La calle Venezuela es un río de creyentes que se convierte en marea cuando aparece la imagen del Jesús del Gran Poder. Las ventanas de las casas se abren y los balcones quiteños se llenan de gente que observa con silencio y respeto el pasar de la procesión. A lo lejos distingo la escultura metálica de la Virgen del Panecillo aupada en su promontorio a 3.000 m. de altitud. Visible desde cualquier punto de Quito, la única Virgen alada existente parece observar la procesión que avanza lenta pero inexorablemente hacia las torres de la Basílica del Voto Nacional.

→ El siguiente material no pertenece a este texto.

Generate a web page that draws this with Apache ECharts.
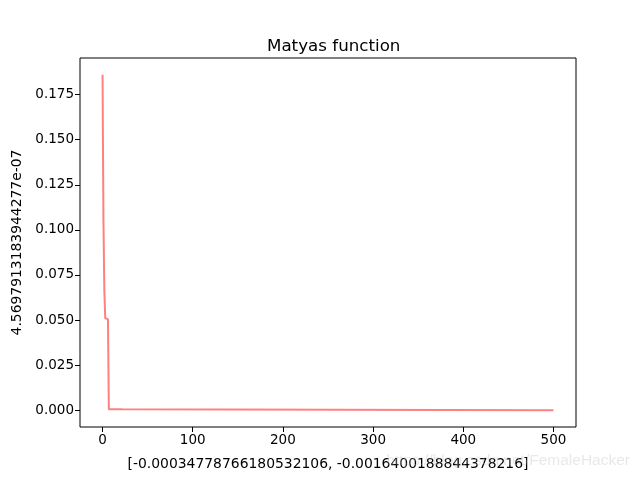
<!DOCTYPE html>
<html>
<head>
<meta charset="utf-8">
<script src="https://cdn.jsdelivr.net/npm/echarts@6/dist/echarts.min.js"></script>
</head>
<body style="margin:0">
<div id="main" style="width: 640px; height: 480px"></div>
<script>
// iteration index and best value per iteration
var iters = [0, 1, 2, 3, 6, 7, 22, 23, 500];
var values = [0.186, 0.105, 0.066, 0.051, 0.0505, 0.0006, 0.0005, 0.0000005, 0.0000005];
var xTicks = [0, 100, 200, 300, 400, 500];
var yTicks = [0, 0.025, 0.05, 0.075, 0.1, 0.125, 0.15, 0.175];
var titleText = "Matyas function";
var xName = "[-0.00034778766180532106, -0.0016400188844378216]";
var yName = "4.5697913183944277e-07";

var font = "DejaVu Sans";
var myChart = echarts.init(document.getElementById("main"));

var points = [];
for (var i = 0; i < iters.length; i++) {
  points.push([iters[i], values[i]]);
}

var option = {
  animation: false,
  title: {
    text: titleText,
    left: 262,
    top: 33,
    textStyle: { fontFamily: font, fontSize: 16.7, fontWeight: "normal", color: "#000" }
  },
  grid: {
    left: 80,
    right: 64,
    top: 58,
    bottom: 53,
    show: true,
    borderColor: "#000",
    borderWidth: 1,
    backgroundColor: "#fff"
  },
  xAxis: {
    type: "value",
    min: -25,
    max: 525,
    name: xName,
    nameLocation: "middle",
    nameGap: 30,
    nameTextStyle: { fontFamily: font, fontSize: 13.9, color: "#000" },
    axisLine: { show: false, onZero: false },
    splitLine: { show: false },
    axisTick: { show: true, inside: false, length: 5, customValues: xTicks, lineStyle: { color: "#000" } },
    axisLabel: {
      customValues: xTicks,
      margin: 6,
      fontFamily: font,
      fontSize: 13.5,
      color: "#000"
    }
  },
  yAxis: {
    type: "value",
    min: -0.0093,
    max: 0.1953,
    name: yName,
    nameLocation: "middle",
    nameRotate: 90,
    nameGap: 56,
    nameTextStyle: { fontFamily: font, fontSize: 13.9, color: "#000" },
    axisLine: { show: false, onZero: false },
    splitLine: { show: false },
    axisTick: { show: true, inside: false, length: 5, customValues: yTicks, lineStyle: { color: "#000" } },
    axisLabel: {
      customValues: yTicks,
      margin: 6,
      fontFamily: font,
      fontSize: 13.5,
      color: "#000",
      formatter: function (v) { return v.toFixed(3); }
    }
  },
  graphic: [
    {
      type: "text",
      right: 10,
      top: 453,
      z: 100,
      style: {
        text: "https://blog.csdn.net/FemaleHacker",
        fontFamily: "Liberation Sans",
        fontSize: 15.5,
        fill: "rgba(190,190,190,0.35)"
      }
    }
  ],
  series: [
    {
      type: "line",
      data: points,
      showSymbol: false,
      lineStyle: { color: "#ff8080", width: 2 }
    }
  ]
};
myChart.setOption(option);
</script>
</body>
</html>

Ya de regreso hay penitentes que se paran, se sientan a descansar en las aceras o caen arrodillados bajo esas pesadas cruces que arrastran por estas cuestas eternas. Los pies desnudos, sucios y casi sin piel muestran la dureza de su penitencia.
El paisaje colonial acoge de nuevo a ese río de cucuruchos y velos morados que vuelve hacia San Francisco bajo un cielo que comienza a cubrirse de nubes oscuras.
Quizás no sea tarde para esa lluvia que alivia el sufrimiento de los penitentes y que como dicen aquí, siempre está presente en la procesión del Viernes Santo. Quizás sea esa la lluvia que termina por limpiar las almas de los arrepentidos o que riega la esperanza de los desesperados.